Usually I do this in a single pipeline:

ames_train_predictions <- 
  decision_tree_fit %>% 
    predict(ames_train) %>% 
    bind_cols(ames_train)

Make the following plot (which I intentionally haven’t labeled well, to help you make it). (note: the column name is .pred, with a period at the beginning. They named it that way just in case there was already a column named pred.)

  1. Just looking at the plot: are these good predictions? About how far off are they?

Quantify the Model’s Performance

To quantify the model’s error, let’s compute the mean absolute error.

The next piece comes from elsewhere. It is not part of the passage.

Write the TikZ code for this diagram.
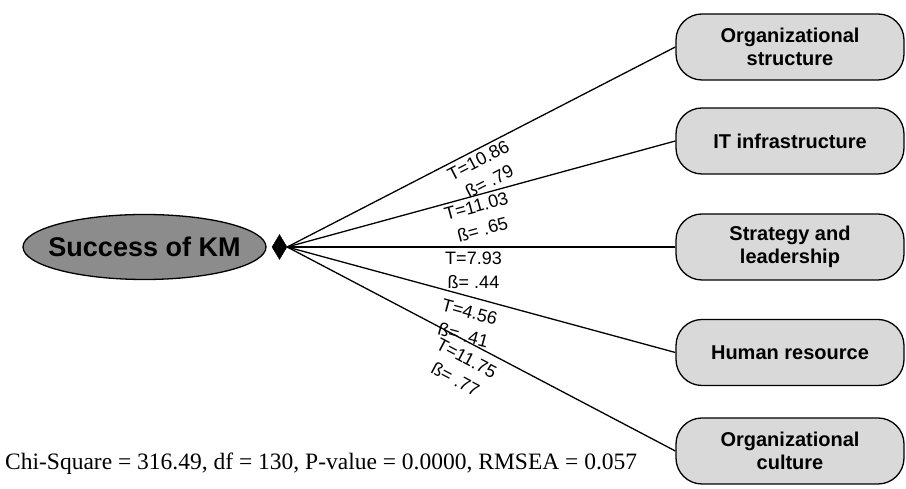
\documentclass[tikz,border=0pt]{standalone}
\usepackage{fontspec}
\setmainfont{Liberation Sans}
\newfontfamily\timesfont{Liberation Serif}
\usetikzlibrary{shapes.geometric}
\definecolor{boxgray}{RGB}{217,217,217}
\definecolor{kmgray}{RGB}{140,140,140}
\begin{document}
\begin{tikzpicture}[x=1pt,y=1pt,
  factor/.style={draw=black, line width=1.3pt, fill=boxgray, rounded corners=26pt,
    minimum width=228pt, minimum height=66pt, inner sep=0pt, align=center,
    font=\fontsize{20}{23}\selectfont\bfseries},
  kmnode/.style={ellipse, draw=black, line width=1.3pt, fill=kmgray,
    minimum width=243pt, minimum height=65pt, inner sep=0pt,
    font=\fontsize{27}{30}\selectfont\bfseries},
  tipnode/.style={diamond, fill=black, draw=black, minimum width=15pt, minimum height=25pt, inner sep=0pt},
  conn/.style={line width=1.3pt, black},
  lbl/.style={sloped, anchor=north, align=center, font=\fontsize{18}{24}\selectfont, inner xsep=0pt, inner ysep=3.5pt}
]
\useasboundingbox (0,0) rectangle (906,489);
\node[kmnode] (km) at (144.5,242) {\makebox[0pt]{Success of KM}};
\node[tipnode] (dia) at (279.5,242) {};
\node[factor] (b1) at (790,442) {Organizational\\structure};
\node[factor] (b2) at (790,348) {IT infrastructure};
\node[factor] (b3) at (790,242) {Strategy and\\leadership};
\node[factor] (b4) at (790,136.5) {Human resource};
\node[factor] (b5) at (790,38) {Organizational\\culture};
\draw[conn] (dia.east) -- node[lbl, pos=0.48] (l1) {T=10.86\\ß= .79} (b1.west);
\draw[conn] (dia.east) -- node[lbl, pos=0.48] (l2) {T=11.03\\ß= .65} (b2.west);
\draw[conn] (dia.east) -- node[lbl, pos=0.48, inner ysep=4.5pt] (l3) {T=7.93\\ß= .44} (b3.west);
\draw[conn] (dia.east) -- node[lbl, pos=0.48, inner ysep=8pt] (l4) {T=4.56\\ß= .41} (b4.west);
\draw[conn] (dia.east) -- node[lbl, pos=0.48, inner ysep=8pt] (l5) {T=11.75\\ß= .77} (b5.west);
\node[anchor=base west, inner sep=0pt, font=\timesfont\fontsize{23.5}{28}\selectfont] (stats) at (5,19) {Chi-Square = 316.49, df = 130, P-value = 0.0000, RMSEA = 0.057};
\end{tikzpicture}
\end{document}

ames_train_predictions %>% 
  mutate(error = Sale_Price - .pred) %>% 
  summarize(mean(abs(error)))
# A tibble: 1 × 1
  `mean(abs(error))`
               <dbl>
1               33.1

The yardstick package includes functions that compute this and other metrics:

metrics <- yardstick::metric_set(rsq_trad, mae, mape, rmse)
ames_train_predictions %>% 
  metrics(truth = Sale_Price, estimate = .pred) %>% 
  select(-.estimator)
# A tibble: 4 × 2
  .metric  .estimate
  <chr>        <dbl>
1 rsq_trad     0.574
2 mae         33.1  
3 mape        20.4  
4 rmse        46.6  

Quantify the model’s performance on the test set

So far we’ve been evaluating the model’s performance on the training set.

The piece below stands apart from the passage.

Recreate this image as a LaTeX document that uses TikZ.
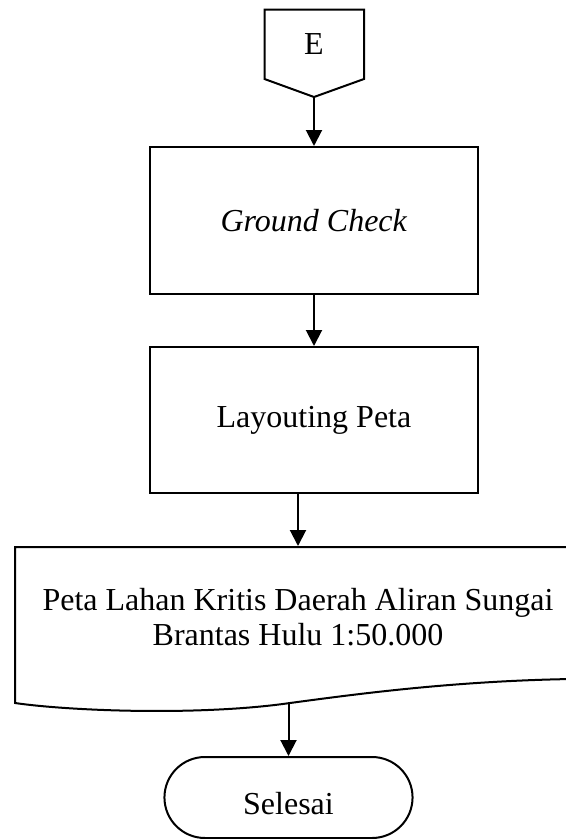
\documentclass[tikz,border=0pt]{standalone}
\usepackage{fontspec}
\setmainfont{Liberation Serif}
\usetikzlibrary{shapes.misc, arrows.meta}

\begin{document}
\begin{tikzpicture}[x=0.75pt, y=-0.75pt, line width=1.5pt,
        font=\fontsize{24}{26.25}\selectfont,
        proses/.style={rectangle, draw, minimum width=246pt, inner sep=0pt},
        panah/.style={-{Triangle[length=12pt, width=12pt]}}]
        \useasboundingbox (0,0) rectangle (566,839);

        % penghubung halaman
        \node (e) at (314, 44) {E};
        \coordinate (etip) at (314, 97);
        \draw (etip) -- (364, 79) -- (364, 9.5) -- (264.5, 9.5) -- (264.5, 79) -- cycle;

        \node[proses, minimum height=110.25pt] (gc) at (314, 220.5) {\textit{Ground Check}};
        \node[proses, minimum height=109.5pt] (lp) at (314, 420) {Layouting Peta};

        % dokumen
        \node[align=center, minimum height=105.75pt, inner sep=0pt] (doc) at (298, 617.5)
            {Peta Lahan Kritis Daerah Aliran Sungai\\Brantas Hulu 1:50.000};
        \coordinate (docbot) at (290, 704);
        \draw (15, 547) -- (15, 703)
            .. controls (70, 711) and (200, 716) .. (290, 703)
            .. controls (350, 695) and (450, 681) .. (572, 679)
            -- (572, 547) -- cycle;

        \node[rounded rectangle, draw, minimum width=192.75pt, minimum height=60.75pt,
            text height=24.75pt, text depth=0pt] (sel) at (288.5, 797.5) {Selesai};

        \draw[panah] (etip) -- (gc);
        \draw[panah] (gc) -- (lp);
        \draw[panah] (doc.north |- lp.south) -- (doc.north);
        \draw[panah] (sel.north |- docbot) -- (sel.north);
    \end{tikzpicture}
\end{document}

But we already know the sale prices for those homes, so why do we really care about predicting them?

What we’d really like to know is how well we’d predict the sale price for homes that our model never actually saw.

Good thing we held out a test set!

  1. Repeat the visualization and quantification for the test set.

Tweak hyperparameters

  1. Try tweaking the tree_depth parameter. Try adding or removing features. How do those affect the model?

Appendix

Here’s the code I used in the slides to plot the model predictions. I needed a few extra things:

sweep_model <- function(model, ...) {
  X <- expand_grid(...)
  model %>% 
    predict(X) %>% 
    bind_cols(X)
}

ggplot(ames_train, aes(x = Gr_Liv_Area, y = Sale_Price)) +
  geom_point(alpha = .5, size = .5) +
  geom_line(data = sweep_model(
      decision_tree_fit,
      Gr_Liv_Area = seq(0, 4000, length.out = 500),
      Bldg_Type = levels(ames_train$Bldg_Type)
    ),
    mapping = aes(y = .pred),
    color = "red") +
  facet_wrap(vars(Bldg_Type)) +
  labs(x = "Living Area", y = "Sale Price ($1k)")

Here’s some results I got. I used this:

all_preds <- bind_rows(
  train = ames_train_predictions,
  test = ames_test_predictions,
  .id = 'set',
)

.metric train test
rsq_trad 0.5740134 0.4835928
mae 33.1457230 34.3370013
mape 20.4110345 21.1342666
rmse 46.5659860 48.2617657